## TASK DESCRIPTION
For the data that follows, report how many lines contain the word "this", and nothing else.

## ROWS
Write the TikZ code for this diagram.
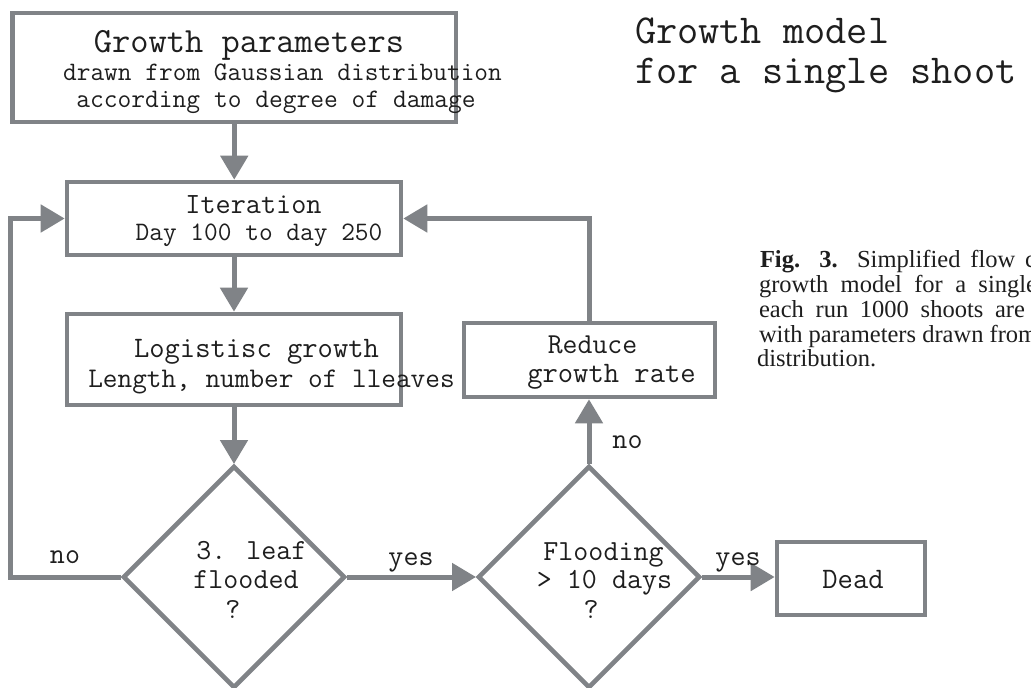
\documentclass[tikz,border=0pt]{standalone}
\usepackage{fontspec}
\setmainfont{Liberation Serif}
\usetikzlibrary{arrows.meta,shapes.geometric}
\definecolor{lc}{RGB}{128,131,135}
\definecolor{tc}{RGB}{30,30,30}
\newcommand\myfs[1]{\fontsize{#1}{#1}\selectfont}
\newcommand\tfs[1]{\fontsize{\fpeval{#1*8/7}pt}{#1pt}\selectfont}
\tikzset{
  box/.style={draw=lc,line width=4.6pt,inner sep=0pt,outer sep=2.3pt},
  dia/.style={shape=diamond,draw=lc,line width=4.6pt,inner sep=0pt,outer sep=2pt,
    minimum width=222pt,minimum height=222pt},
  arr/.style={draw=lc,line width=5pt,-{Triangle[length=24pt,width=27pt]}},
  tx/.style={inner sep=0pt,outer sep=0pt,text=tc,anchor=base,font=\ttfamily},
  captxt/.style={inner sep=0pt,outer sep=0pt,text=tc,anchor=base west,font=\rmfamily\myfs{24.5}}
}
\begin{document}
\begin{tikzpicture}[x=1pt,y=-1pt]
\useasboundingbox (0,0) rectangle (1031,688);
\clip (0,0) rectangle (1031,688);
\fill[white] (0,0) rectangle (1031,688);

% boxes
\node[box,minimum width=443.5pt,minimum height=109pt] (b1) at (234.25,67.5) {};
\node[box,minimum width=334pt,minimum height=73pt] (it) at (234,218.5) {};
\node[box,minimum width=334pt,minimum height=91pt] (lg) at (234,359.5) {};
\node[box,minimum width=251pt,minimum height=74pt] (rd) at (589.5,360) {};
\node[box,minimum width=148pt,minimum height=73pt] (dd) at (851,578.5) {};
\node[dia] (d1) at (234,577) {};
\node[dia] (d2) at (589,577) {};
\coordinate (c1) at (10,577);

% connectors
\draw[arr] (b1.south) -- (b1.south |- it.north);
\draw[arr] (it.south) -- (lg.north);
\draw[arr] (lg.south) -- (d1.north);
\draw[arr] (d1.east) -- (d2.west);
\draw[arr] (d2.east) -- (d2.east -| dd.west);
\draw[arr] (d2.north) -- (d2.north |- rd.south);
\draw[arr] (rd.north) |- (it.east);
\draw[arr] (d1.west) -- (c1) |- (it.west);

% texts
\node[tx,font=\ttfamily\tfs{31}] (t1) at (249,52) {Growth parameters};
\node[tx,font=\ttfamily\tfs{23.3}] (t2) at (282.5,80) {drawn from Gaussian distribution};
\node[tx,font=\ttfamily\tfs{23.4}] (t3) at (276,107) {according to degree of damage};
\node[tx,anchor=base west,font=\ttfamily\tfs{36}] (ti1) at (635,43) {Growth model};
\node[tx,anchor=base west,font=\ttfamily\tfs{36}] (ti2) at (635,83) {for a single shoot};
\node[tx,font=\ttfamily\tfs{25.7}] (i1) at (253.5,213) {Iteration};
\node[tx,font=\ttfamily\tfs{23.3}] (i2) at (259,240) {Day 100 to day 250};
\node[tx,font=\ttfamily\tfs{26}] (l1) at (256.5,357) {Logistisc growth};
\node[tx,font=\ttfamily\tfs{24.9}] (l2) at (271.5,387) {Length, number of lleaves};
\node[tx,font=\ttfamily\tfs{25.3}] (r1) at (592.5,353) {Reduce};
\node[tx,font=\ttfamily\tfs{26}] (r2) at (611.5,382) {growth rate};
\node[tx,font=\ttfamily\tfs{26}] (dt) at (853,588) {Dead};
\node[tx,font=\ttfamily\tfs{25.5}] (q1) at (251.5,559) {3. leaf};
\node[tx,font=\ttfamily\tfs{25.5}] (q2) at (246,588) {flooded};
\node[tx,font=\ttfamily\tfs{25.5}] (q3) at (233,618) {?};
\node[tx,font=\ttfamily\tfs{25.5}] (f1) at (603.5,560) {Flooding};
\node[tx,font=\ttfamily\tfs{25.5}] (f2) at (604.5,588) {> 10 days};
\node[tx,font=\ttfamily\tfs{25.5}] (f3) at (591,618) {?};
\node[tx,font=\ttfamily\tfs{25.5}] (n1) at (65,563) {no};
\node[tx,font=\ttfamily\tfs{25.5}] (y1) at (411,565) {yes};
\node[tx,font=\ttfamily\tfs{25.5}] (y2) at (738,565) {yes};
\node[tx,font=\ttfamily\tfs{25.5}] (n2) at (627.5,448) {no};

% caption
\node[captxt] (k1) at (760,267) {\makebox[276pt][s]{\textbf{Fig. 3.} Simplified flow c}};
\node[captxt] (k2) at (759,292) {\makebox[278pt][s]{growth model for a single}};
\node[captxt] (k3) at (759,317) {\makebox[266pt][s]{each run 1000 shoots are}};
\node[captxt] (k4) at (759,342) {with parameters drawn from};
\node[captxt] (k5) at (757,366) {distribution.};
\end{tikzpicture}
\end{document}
---
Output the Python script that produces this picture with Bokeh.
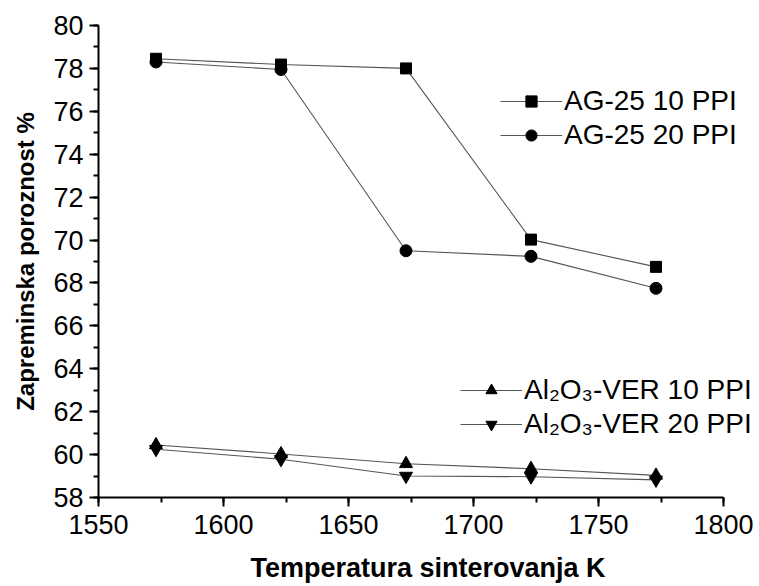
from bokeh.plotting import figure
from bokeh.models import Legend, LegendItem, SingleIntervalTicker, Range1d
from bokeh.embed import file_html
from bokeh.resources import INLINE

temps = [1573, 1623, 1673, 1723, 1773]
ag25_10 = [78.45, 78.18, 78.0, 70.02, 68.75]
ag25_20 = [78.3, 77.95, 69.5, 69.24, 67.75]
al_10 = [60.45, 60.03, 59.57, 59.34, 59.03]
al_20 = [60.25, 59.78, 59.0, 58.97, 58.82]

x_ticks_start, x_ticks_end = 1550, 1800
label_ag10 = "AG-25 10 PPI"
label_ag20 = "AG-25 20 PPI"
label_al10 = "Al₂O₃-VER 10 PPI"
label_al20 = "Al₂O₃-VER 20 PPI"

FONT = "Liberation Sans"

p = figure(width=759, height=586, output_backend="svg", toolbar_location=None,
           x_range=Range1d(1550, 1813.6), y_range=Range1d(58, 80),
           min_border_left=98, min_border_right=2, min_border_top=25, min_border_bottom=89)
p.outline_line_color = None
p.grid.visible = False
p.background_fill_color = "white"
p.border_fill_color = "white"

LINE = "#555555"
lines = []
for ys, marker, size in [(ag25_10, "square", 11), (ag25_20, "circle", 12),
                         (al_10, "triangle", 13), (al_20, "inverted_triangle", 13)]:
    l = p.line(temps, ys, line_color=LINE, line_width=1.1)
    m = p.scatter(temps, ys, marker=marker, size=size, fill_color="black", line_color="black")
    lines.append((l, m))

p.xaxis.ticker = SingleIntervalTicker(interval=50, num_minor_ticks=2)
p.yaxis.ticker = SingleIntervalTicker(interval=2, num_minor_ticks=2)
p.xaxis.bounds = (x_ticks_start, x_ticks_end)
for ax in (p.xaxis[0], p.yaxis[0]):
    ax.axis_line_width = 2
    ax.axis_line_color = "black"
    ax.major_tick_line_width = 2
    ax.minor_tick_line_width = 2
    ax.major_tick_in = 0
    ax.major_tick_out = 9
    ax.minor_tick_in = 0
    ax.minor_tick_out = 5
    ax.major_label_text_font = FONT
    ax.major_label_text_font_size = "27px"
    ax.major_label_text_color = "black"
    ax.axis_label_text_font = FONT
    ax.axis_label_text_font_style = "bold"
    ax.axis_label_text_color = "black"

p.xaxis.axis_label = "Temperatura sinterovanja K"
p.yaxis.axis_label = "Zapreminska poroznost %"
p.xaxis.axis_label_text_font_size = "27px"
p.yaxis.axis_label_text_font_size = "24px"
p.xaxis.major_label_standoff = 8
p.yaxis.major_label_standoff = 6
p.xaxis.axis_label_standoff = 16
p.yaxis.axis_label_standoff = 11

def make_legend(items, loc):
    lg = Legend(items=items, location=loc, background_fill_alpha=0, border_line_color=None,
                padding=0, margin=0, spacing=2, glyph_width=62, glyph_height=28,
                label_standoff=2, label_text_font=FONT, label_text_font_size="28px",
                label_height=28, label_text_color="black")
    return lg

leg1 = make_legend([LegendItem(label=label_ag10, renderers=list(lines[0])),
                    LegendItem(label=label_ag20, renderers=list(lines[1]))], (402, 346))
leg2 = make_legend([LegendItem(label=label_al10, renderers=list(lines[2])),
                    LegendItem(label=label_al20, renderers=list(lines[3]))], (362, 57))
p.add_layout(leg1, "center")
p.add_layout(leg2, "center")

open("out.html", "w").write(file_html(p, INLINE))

## COMPLETE OUTPUT
2